Using Yamnaya instead of Corded Ware as a source produces essentially the same pattern. In other words, Yamnaya-related ancestry is highest in northwestern Europe.

This has a simple explanation: northern Europe, especially Scandinavia, had relatively low population density in prehistoric times, whereas southern Europe, West Asia, and South Asia had much denser populations. Migrating groups therefore left a larger genetic impact in sparsely populated regions.

Linguistic Implications

What does this distribution suggest about the language spoken by the northern EHG populations?

Since the highest levels of pure EHG are found only among a subset of Uralic-speaking groups, it is unlikely that the northern EHG originally spoke a Uralic language.

Moreover, many eastern Uralic-speaking populations have little or no EHG ancestry, although they do possess Yamnaya-related ancestry. The defining genetic feature of eastern Uralic speakers in Europe is the presence of Siberian / Nganasan-related ancestry, while their most frequent Y-DNA haplogroup (N1) also originates from Siberia.
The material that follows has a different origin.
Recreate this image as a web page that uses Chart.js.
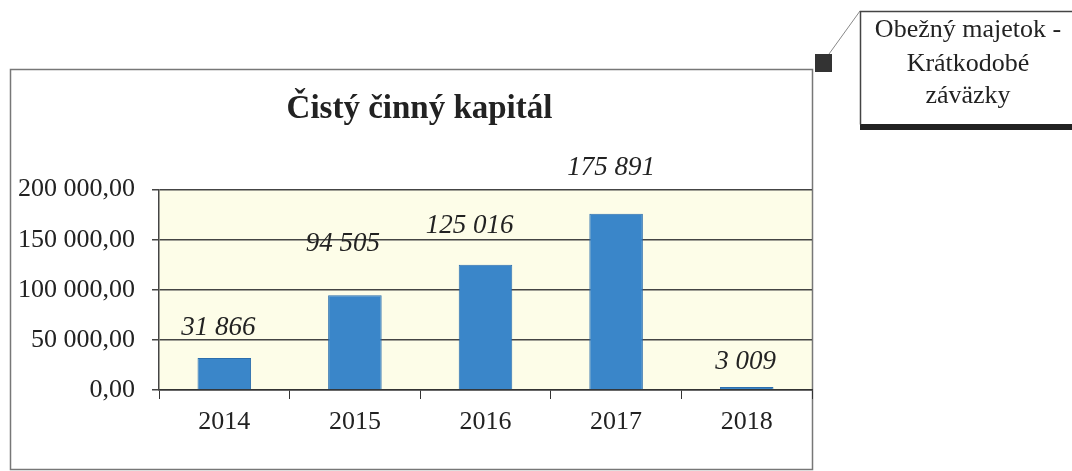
<!DOCTYPE html>
<html>
<head>
<meta charset="utf-8">
<script src="https://cdn.jsdelivr.net/npm/chart.js@4/dist/chart.umd.min.js"></script>
<style>
    html, body { margin: 0; padding: 0; background: #fff; }
    #wrap { width: 1072px; height: 471px; }
</style>
</head>
<body>
<div id="wrap"><canvas id="chart"></canvas></div>
<script>
// data
const years = ["2014", "2015", "2016", "2017", "2018"];
const values = [31866, 94505, 125016, 175891, 3009];
const valueLabels = ["31 866", "94 505", "125 016", "175 891", "3 009"];
const yTicks = [0, 50000, 100000, 150000, 200000];
const chartTitle = "Čistý činný kapitál";
const seriesName = ["Obežný majetok -", "Krátkodobé", "záväzky"];

const serif = "'Liberation Serif', 'Times New Roman', serif";

// 200 000,00 style numbers
function formatTick(v) {
    let whole = Math.round(v).toString().replace(/\B(?=(\d{3})+(?!\d))/g, " ");
    return whole + ",00";
}

// cream plot background and the outer frame
const background = {
    id: "background",
    afterLayout(chart) {
        // title sits a little right of the frame centre
        chart.titleBlock.left += 17;
    },
    beforeDraw(chart) {
        let ctx = chart.ctx;
        let a = chart.chartArea;
        ctx.save();
        ctx.fillStyle = "#fdfde8";
        ctx.fillRect(a.left, a.top, a.right - a.left, a.bottom - a.top);
        ctx.strokeStyle = "#777";
        ctx.lineWidth = 1.5;
        ctx.strokeRect(10.5, 69.5, 802, 400);
        ctx.restore();
    }
};

// italic value labels above the bars
const valueLabelPlugin = {
    id: "valueLabels",
    afterDatasetsDraw(chart, args, opts) {
        let ctx = chart.ctx;
        let meta = chart.getDatasetMeta(0);
        ctx.save();
        ctx.font = "italic 27px " + serif;
        ctx.fillStyle = "#222";
        ctx.textAlign = "center";
        ctx.textBaseline = "middle";
        meta.data.forEach((bar, i) => {
            let off = opts.offsets[i];
            ctx.fillText(valueLabels[i], bar.x + off[0], bar.y - off[1]);
        });
        ctx.restore();
    }
};

// legend callout box in the top right corner
const calloutLegend = {
    id: "calloutLegend",
    afterDraw(chart) {
        let ctx = chart.ctx;
        ctx.save();
        // connector line
        ctx.strokeStyle = "#888";
        ctx.lineWidth = 1;
        ctx.beginPath();
        ctx.moveTo(829, 54);
        ctx.lineTo(860, 11);
        ctx.stroke();
        // marker
        ctx.fillStyle = "#333";
        ctx.fillRect(815, 54, 17, 18);
        // shadow
        ctx.fillStyle = "#222";
        ctx.fillRect(860, 124, 212, 6);
        // box
        ctx.fillStyle = "#fff";
        ctx.fillRect(860, 11, 212, 113);
        ctx.strokeStyle = "#444";
        ctx.lineWidth = 1.5;
        ctx.beginPath();
        ctx.moveTo(1072, 11.5);
        ctx.lineTo(860.5, 11.5);
        ctx.lineTo(860.5, 124.5);
        ctx.stroke();
        // text
        ctx.fillStyle = "#222";
        ctx.font = "26px " + serif;
        ctx.textAlign = "center";
        ctx.textBaseline = "alphabetic";
        let baselines = [37, 71, 103];
        seriesName.forEach((line, i) => ctx.fillText(line, 968, baselines[i]));
        ctx.restore();
    }
};

new Chart(document.getElementById("chart"), {
    type: "bar",
    data: {
        labels: years,
        datasets: [{
            label: seriesName.join(" "),
            data: values,
            backgroundColor: "#3a86c9",
            borderColor: "#2c6ead",
            borderWidth: 1,
            categoryPercentage: 1,
            barPercentage: 0.41
        }]
    },
    options: {
        responsive: true,
        maintainAspectRatio: false,
        animation: false,
        layout: { padding: { left: 10, right: 260, top: 0, bottom: 0 } },
        plugins: {
            legend: { display: false },
            tooltip: { enabled: false },
            title: {
                display: true,
                text: chartTitle,
                color: "#222",
                font: { family: serif, size: 33, weight: "bold" },
                padding: { top: 90, bottom: 60 }
            },
            valueLabels: {
                offsets: [[-6, 30], [-12, 51], [-16, 39], [-5, 46], [-1, 25]]
            }
        },
        scales: {
            x: {
                afterFit(scale) { scale.height = 81; },
                grid: {
                    offset: true,
                    drawOnChartArea: false,
                    drawTicks: true,
                    tickLength: 9,
                    color: "#333"
                },
                border: { display: true, color: "#333", width: 1.5 },
                ticks: {
                    color: "#222",
                    padding: 8,
                    font: { family: serif, size: 26 }
                }
            },
            y: {
                min: 0,
                max: 200000,
                afterFit(scale) { scale.width = 149; },
                afterBuildTicks(scale) { scale.ticks = yTicks.map(v => ({ value: v })); },
                grid: {
                    color: "#444",
                    lineWidth: 1.5,
                    tickLength: 7
                },
                border: { display: true, color: "#444", width: 1.5 },
                ticks: {
                    color: "#222",
                    padding: 17,
                    font: { family: serif, size: 26 },
                    callback: (v) => formatTick(v)
                }
            }
        }
    },
    plugins: [background, valueLabelPlugin, calloutLegend]
});
</script>
</body>
</html>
Conversely, these northern populations virtually lack Y-DNA lineages associated with EHG. Any R1a present among them derives from Corded Ware expansions, not from earlier hunter-gatherer populations.

Taken together, this evidence suggests that the language spoken by the northern EHG populations is now extinct.

The Uralic-speaking populations likely arrived from Siberia sometime after 1500 BCE, while Indo-European groups in northern Europe—such as Balto-Slavic and Germanic speakers—descend largely from Corded Ware populations that expanded into the region after 2800 BCE.